-- Begin --

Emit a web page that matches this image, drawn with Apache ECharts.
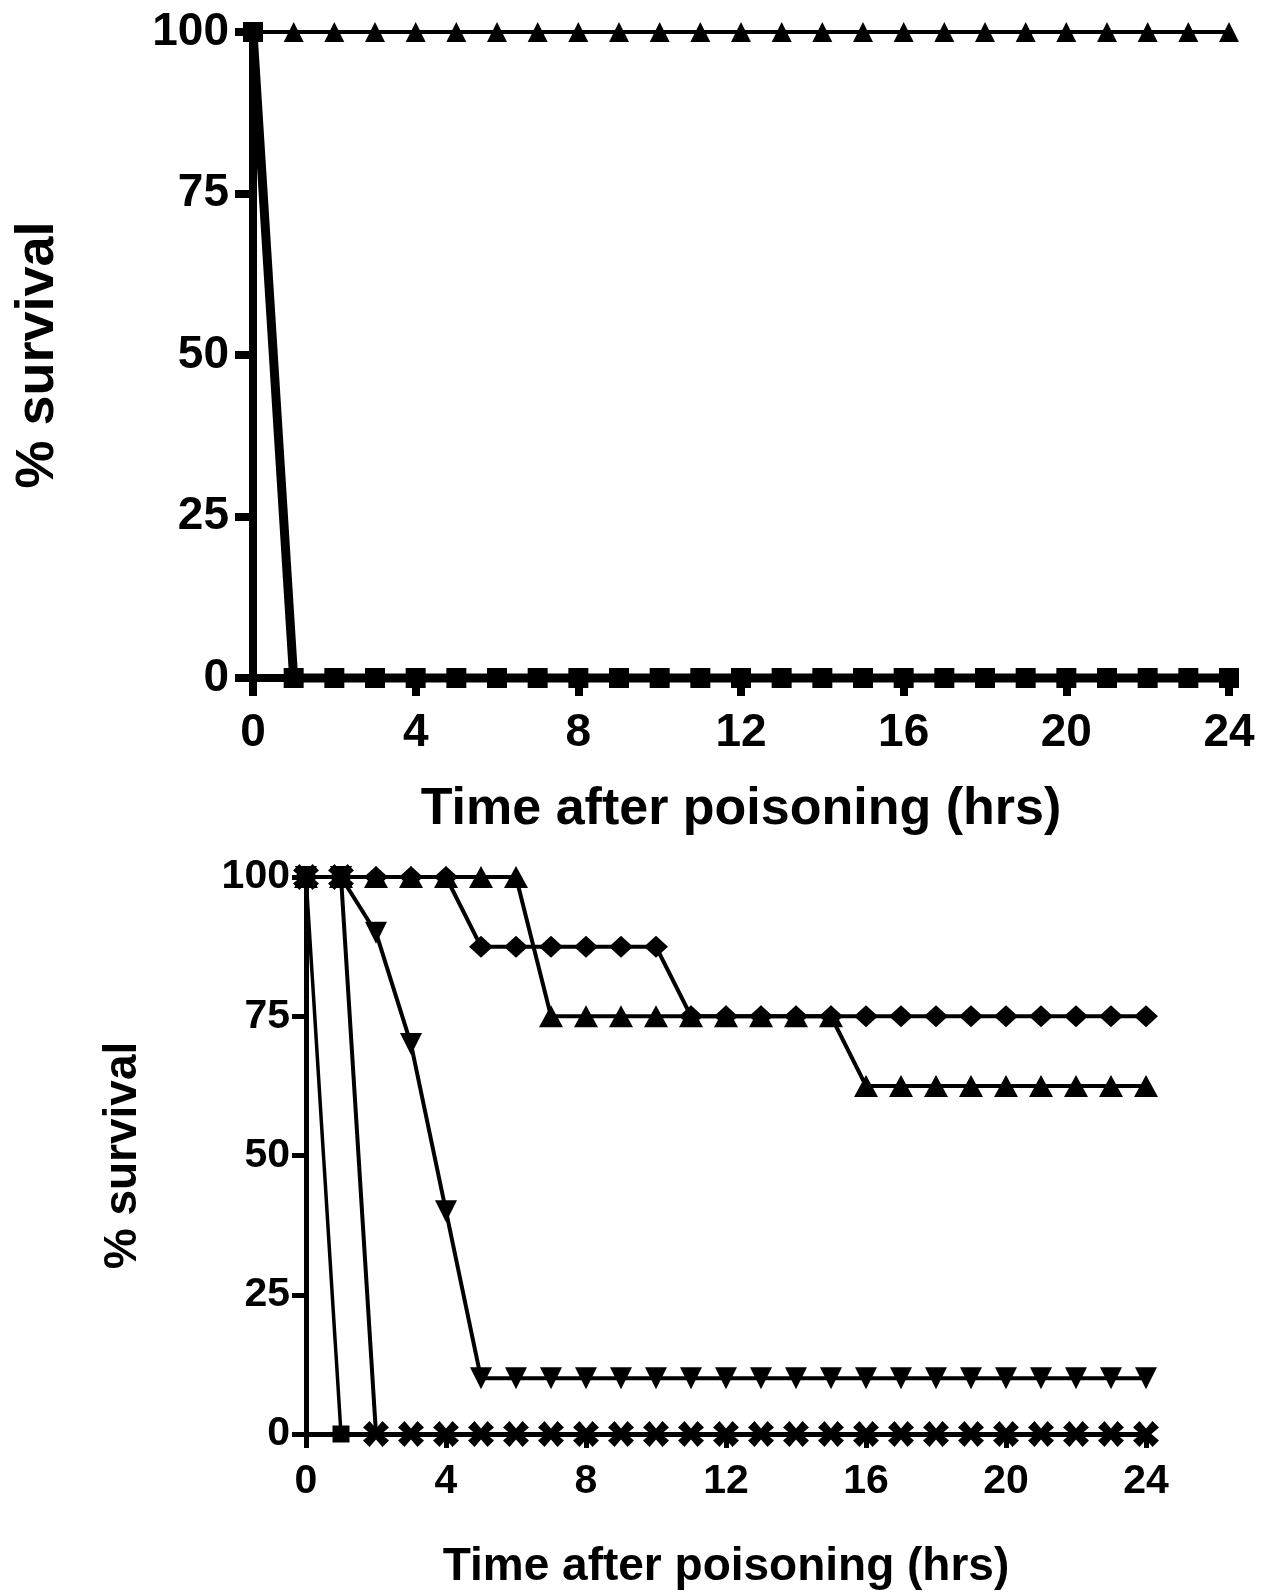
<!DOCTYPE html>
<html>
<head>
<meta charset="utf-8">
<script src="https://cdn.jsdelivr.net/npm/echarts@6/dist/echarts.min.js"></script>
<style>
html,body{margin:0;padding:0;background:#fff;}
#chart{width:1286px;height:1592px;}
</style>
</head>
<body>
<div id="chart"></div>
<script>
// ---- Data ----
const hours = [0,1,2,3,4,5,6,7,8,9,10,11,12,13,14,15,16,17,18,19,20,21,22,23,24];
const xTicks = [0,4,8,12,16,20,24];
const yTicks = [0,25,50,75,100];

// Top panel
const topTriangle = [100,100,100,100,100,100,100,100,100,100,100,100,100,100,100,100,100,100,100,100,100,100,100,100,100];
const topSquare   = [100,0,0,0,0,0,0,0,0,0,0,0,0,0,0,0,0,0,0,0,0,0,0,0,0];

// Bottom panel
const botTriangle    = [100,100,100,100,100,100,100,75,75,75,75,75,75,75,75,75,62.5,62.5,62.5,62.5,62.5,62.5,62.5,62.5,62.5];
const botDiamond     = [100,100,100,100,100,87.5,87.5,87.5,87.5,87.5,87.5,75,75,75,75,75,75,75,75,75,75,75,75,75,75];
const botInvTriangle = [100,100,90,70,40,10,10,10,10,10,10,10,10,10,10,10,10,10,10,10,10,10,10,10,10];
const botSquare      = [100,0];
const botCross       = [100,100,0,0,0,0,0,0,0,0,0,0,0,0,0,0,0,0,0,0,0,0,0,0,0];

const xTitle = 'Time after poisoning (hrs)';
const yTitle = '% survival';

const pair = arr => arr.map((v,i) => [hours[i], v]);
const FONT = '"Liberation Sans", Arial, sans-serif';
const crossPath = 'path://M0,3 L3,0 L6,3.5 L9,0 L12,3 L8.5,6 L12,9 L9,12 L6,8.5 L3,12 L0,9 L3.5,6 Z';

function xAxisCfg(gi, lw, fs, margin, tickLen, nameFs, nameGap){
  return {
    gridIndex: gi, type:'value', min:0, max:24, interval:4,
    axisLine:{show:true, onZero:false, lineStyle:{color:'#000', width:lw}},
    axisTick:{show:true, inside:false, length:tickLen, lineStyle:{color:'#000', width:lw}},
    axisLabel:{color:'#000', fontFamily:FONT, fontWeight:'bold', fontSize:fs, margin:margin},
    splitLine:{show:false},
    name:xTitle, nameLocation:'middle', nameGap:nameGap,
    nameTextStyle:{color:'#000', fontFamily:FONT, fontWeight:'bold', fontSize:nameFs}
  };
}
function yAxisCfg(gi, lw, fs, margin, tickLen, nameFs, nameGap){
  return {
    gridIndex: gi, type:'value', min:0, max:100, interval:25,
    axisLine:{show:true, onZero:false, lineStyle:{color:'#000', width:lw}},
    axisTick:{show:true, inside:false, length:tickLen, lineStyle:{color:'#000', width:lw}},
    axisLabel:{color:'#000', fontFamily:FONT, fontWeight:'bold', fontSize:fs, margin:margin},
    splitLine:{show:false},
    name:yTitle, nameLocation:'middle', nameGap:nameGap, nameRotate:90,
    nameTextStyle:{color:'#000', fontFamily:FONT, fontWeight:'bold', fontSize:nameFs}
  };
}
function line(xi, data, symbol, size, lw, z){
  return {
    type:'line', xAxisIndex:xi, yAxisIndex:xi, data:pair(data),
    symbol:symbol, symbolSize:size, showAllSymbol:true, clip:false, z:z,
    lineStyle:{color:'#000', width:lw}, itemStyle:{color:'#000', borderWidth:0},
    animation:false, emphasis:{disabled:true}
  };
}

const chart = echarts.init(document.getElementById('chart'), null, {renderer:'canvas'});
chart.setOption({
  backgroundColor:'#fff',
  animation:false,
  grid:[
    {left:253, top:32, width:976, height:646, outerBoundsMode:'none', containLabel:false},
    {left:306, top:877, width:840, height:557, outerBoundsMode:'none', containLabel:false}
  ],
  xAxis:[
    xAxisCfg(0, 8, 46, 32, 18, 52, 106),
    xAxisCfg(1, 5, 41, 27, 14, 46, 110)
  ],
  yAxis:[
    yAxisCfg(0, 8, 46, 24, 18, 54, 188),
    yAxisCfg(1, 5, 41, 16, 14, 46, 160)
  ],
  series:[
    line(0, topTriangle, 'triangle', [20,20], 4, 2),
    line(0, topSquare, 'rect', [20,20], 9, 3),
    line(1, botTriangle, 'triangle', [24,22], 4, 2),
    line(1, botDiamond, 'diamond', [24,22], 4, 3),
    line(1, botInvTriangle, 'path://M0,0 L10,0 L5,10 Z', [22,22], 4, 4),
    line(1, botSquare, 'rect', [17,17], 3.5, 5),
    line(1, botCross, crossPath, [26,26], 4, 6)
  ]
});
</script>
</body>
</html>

-- End --

**PROBLEM TO SOLVE**
Your task is an exact transcription of all the data, minus the pictures.

**WRITTEN RESPONSE**
Emit a web page that matches this image, drawn with Apache ECharts.
<!DOCTYPE html>
<html>
<head>
<meta charset="utf-8">
<script src="https://cdn.jsdelivr.net/npm/echarts@6/dist/echarts.min.js"></script>
<style>
html,body{margin:0;padding:0;background:#fff;}
#chart{width:1286px;height:1592px;}
</style>
</head>
<body>
<div id="chart"></div>
<script>
// ---- Data ----
const hours = [0,1,2,3,4,5,6,7,8,9,10,11,12,13,14,15,16,17,18,19,20,21,22,23,24];
const xTicks = [0,4,8,12,16,20,24];
const yTicks = [0,25,50,75,100];

// Top panel
const topTriangle = [100,100,100,100,100,100,100,100,100,100,100,100,100,100,100,100,100,100,100,100,100,100,100,100,100];
const topSquare   = [100,0,0,0,0,0,0,0,0,0,0,0,0,0,0,0,0,0,0,0,0,0,0,0,0];

// Bottom panel
const botTriangle    = [100,100,100,100,100,100,100,75,75,75,75,75,75,75,75,75,62.5,62.5,62.5,62.5,62.5,62.5,62.5,62.5,62.5];
const botDiamond     = [100,100,100,100,100,87.5,87.5,87.5,87.5,87.5,87.5,75,75,75,75,75,75,75,75,75,75,75,75,75,75];
const botInvTriangle = [100,100,90,70,40,10,10,10,10,10,10,10,10,10,10,10,10,10,10,10,10,10,10,10,10];
const botSquare      = [100,0];
const botCross       = [100,100,0,0,0,0,0,0,0,0,0,0,0,0,0,0,0,0,0,0,0,0,0,0,0];

const xTitle = 'Time after poisoning (hrs)';
const yTitle = '% survival';

const pair = arr => arr.map((v,i) => [hours[i], v]);
const FONT = '"Liberation Sans", Arial, sans-serif';
const crossPath = 'path://M0,3 L3,0 L6,3.5 L9,0 L12,3 L8.5,6 L12,9 L9,12 L6,8.5 L3,12 L0,9 L3.5,6 Z';

function xAxisCfg(gi, lw, fs, margin, tickLen, nameFs, nameGap){
  return {
    gridIndex: gi, type:'value', min:0, max:24, interval:4,
    axisLine:{show:true, onZero:false, lineStyle:{color:'#000', width:lw}},
    axisTick:{show:true, inside:false, length:tickLen, lineStyle:{color:'#000', width:lw}},
    axisLabel:{color:'#000', fontFamily:FONT, fontWeight:'bold', fontSize:fs, margin:margin},
    splitLine:{show:false},
    name:xTitle, nameLocation:'middle', nameGap:nameGap,
    nameTextStyle:{color:'#000', fontFamily:FONT, fontWeight:'bold', fontSize:nameFs}
  };
}
function yAxisCfg(gi, lw, fs, margin, tickLen, nameFs, nameGap){
  return {
    gridIndex: gi, type:'value', min:0, max:100, interval:25,
    axisLine:{show:true, onZero:false, lineStyle:{color:'#000', width:lw}},
    axisTick:{show:true, inside:false, length:tickLen, lineStyle:{color:'#000', width:lw}},
    axisLabel:{color:'#000', fontFamily:FONT, fontWeight:'bold', fontSize:fs, margin:margin},
    splitLine:{show:false},
    name:yTitle, nameLocation:'middle', nameGap:nameGap, nameRotate:90,
    nameTextStyle:{color:'#000', fontFamily:FONT, fontWeight:'bold', fontSize:nameFs}
  };
}
function line(xi, data, symbol, size, lw, z){
  return {
    type:'line', xAxisIndex:xi, yAxisIndex:xi, data:pair(data),
    symbol:symbol, symbolSize:size, showAllSymbol:true, clip:false, z:z,
    lineStyle:{color:'#000', width:lw}, itemStyle:{color:'#000', borderWidth:0},
    animation:false, emphasis:{disabled:true}
  };
}

const chart = echarts.init(document.getElementById('chart'), null, {renderer:'canvas'});
chart.setOption({
  backgroundColor:'#fff',
  animation:false,
  grid:[
    {left:253, top:32, width:976, height:646, outerBoundsMode:'none', containLabel:false},
    {left:306, top:877, width:840, height:557, outerBoundsMode:'none', containLabel:false}
  ],
  xAxis:[
    xAxisCfg(0, 8, 46, 32, 18, 52, 106),
    xAxisCfg(1, 5, 41, 27, 14, 46, 110)
  ],
  yAxis:[
    yAxisCfg(0, 8, 46, 24, 18, 54, 188),
    yAxisCfg(1, 5, 41, 16, 14, 46, 160)
  ],
  series:[
    line(0, topTriangle, 'triangle', [20,20], 4, 2),
    line(0, topSquare, 'rect', [20,20], 9, 3),
    line(1, botTriangle, 'triangle', [24,22], 4, 2),
    line(1, botDiamond, 'diamond', [24,22], 4, 3),
    line(1, botInvTriangle, 'path://M0,0 L10,0 L5,10 Z', [22,22], 4, 4),
    line(1, botSquare, 'rect', [17,17], 3.5, 5),
    line(1, botCross, crossPath, [26,26], 4, 6)
  ]
});
</script>
</body>
</html>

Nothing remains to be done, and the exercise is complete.